La politica a Gela come un ristorante

La politica a Gela come un ristorante

Complimenti alla Cgil, che ha voluto fare il punto della situazione economica nel territorio della ex provincia: disoccupazione a livelli altissimi, oltre il quaranta per cento, spopolamento, diminuzione delle nascite.

Naturalmente vanno aggiunti anche la quasi totale scomparsa dell’edilizia e dei pubblici appalti, la chiusura di attività commerciali ed artigiane, il crollo del settore agricolo.
I complimenti potrebbero sembrare fuori luogo: del resto la Cgil non ha fatto nient’altro che il suo lavoro, ha svolto quello che è il suo compito, cioè quello di tentare di stimolare la politica a fare di più e meglio. Invece, a mio avviso, i complimenti se li merita, perché a pochi giorni dal voto del 4 marzo la campagna elettorale procede stancamente, priva di idee e proposte da parte di partiti e candidati.

Le proposte che giungono agli elettori sono quelle di caratura nazionale: il centrosinistra che chiede il voto perché il Pil è aumentato dello zero e qualcosa per cento (anche se in Europa siamo gli ultimi), il centrodestra che ci stuzzica con l’abbassamento delle tasse e la lotta agli immigrati clandestini, i “grillini” che pretendono di essere gli unici onesti da Merano a Portopalo (anche mia zia Concetta è onestissima, ma non per questo le affiderei il ministero degli Esteri).


In quanto a temi locali, c’è ben poco, anche perché la legge truffa con cui siamo chiamati a votare ci ha portato in dote molti candidati, catapultati dai partiti nazionali, che neanche conoscono la realtà gelese, mentre quasi tutti i candidati locali battono il tasto sulla propria storia personale e sull’impegno futuro, ma senza scendere troppo nei dettagli.

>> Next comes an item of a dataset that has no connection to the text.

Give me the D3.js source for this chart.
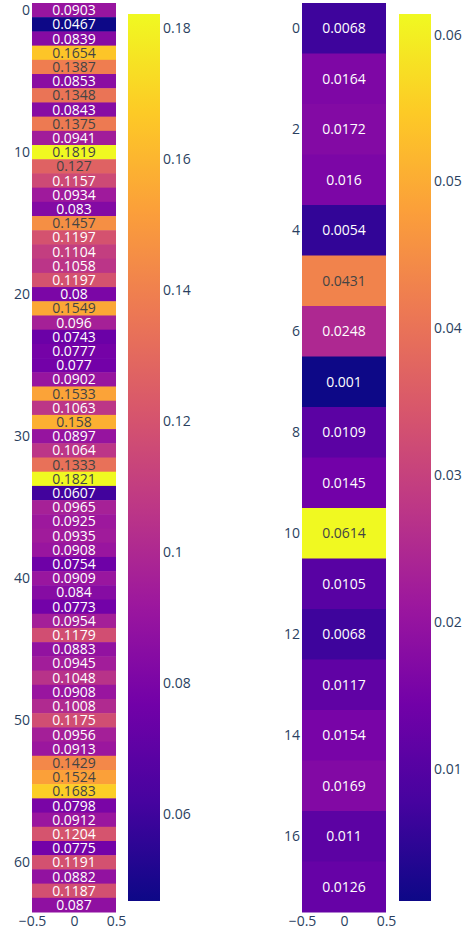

Con un consiglio comunale che riesce a scontrarsi e litigare anche sulla carica di vicepresidente (vicepresidente, mica ministro!), con le casse comunali quasi all’asciutto, nessuno ci fa sapere quando e vcome verranno riparate le dighe che dovrebbero irrigare i “campi geloi” e sono ridotte a serbatoi di fanghiglia; nessuno ci dice quando sarà pronto il “Museo del mare” per potere finalmente esporre la nave greca che giace malinconica da anni chiusa nelle casse; nessuno ci fa sapere che tempi si prevedono per finanziare l’accordo di programma, né a che punto sono le bonifiche, né quali imprese hanno manifestato a Invitalia l’intenzione di insediarsi a Gela e con quanti occupati.

La città è alla più completa deriva. E fa piacere, anche se non è molto, leggere che il Presidente della Regione Musumeci stia pensando a come inserire Gela tra i porti facenti parte delle Zone Economiche Speciali: un pensiero gentile, un pensiero che avrebbe tanti risvolti positivi per l’economia.


Nel frattempo, godiamoci le passerelle dei capoccia della politica in campagna elettorale, rappresentanti di partiti che sono come un ristorante: ognuno offre le proprie pietanze promettendo pasti di qualità ai commensali. E’ passato da Gela Saverio Romano, ex democristiano, ex Udc, ex Cantiere Popolare. Oggi il suo ristorante si chiama “Noi per l’Italia”, e tra i commensali c’era anche l’ex Presidente della Regione Totò Cuffaro.

Gli chef gelesi sono stati Enzo Cirignotta ed Ennio Di Pietro, che appena tre mesi fa lavoravano al ristorante “Il Megafono” di Rosario Crocetta. Ma “Il Megafono” ha chiuso i battenti, e siccome non si può rimanere disoccupati, perché c’è la famiglia da mantenere, hanno trovato una nuova collocazione da Saverio Romano, portandosi dietro, come aiuto cuoco, anche Antonio Torrenti.


Il ristorante “Liberi e Uguali”, invece, è di tendenza. Il proprietario Pietro Grasso, con poca esperienza,, ha affidato la gestione a Paolo Cafà, ma i cuochi sono tanti, ognuno prepara la sua pietanza e i commensali sanno che possono trovare piatti “a sorpresa”, magari non di qualità, ma certamente popolari.
Gela, anno 2018. In attesa del 4 marzo, con poche speranze.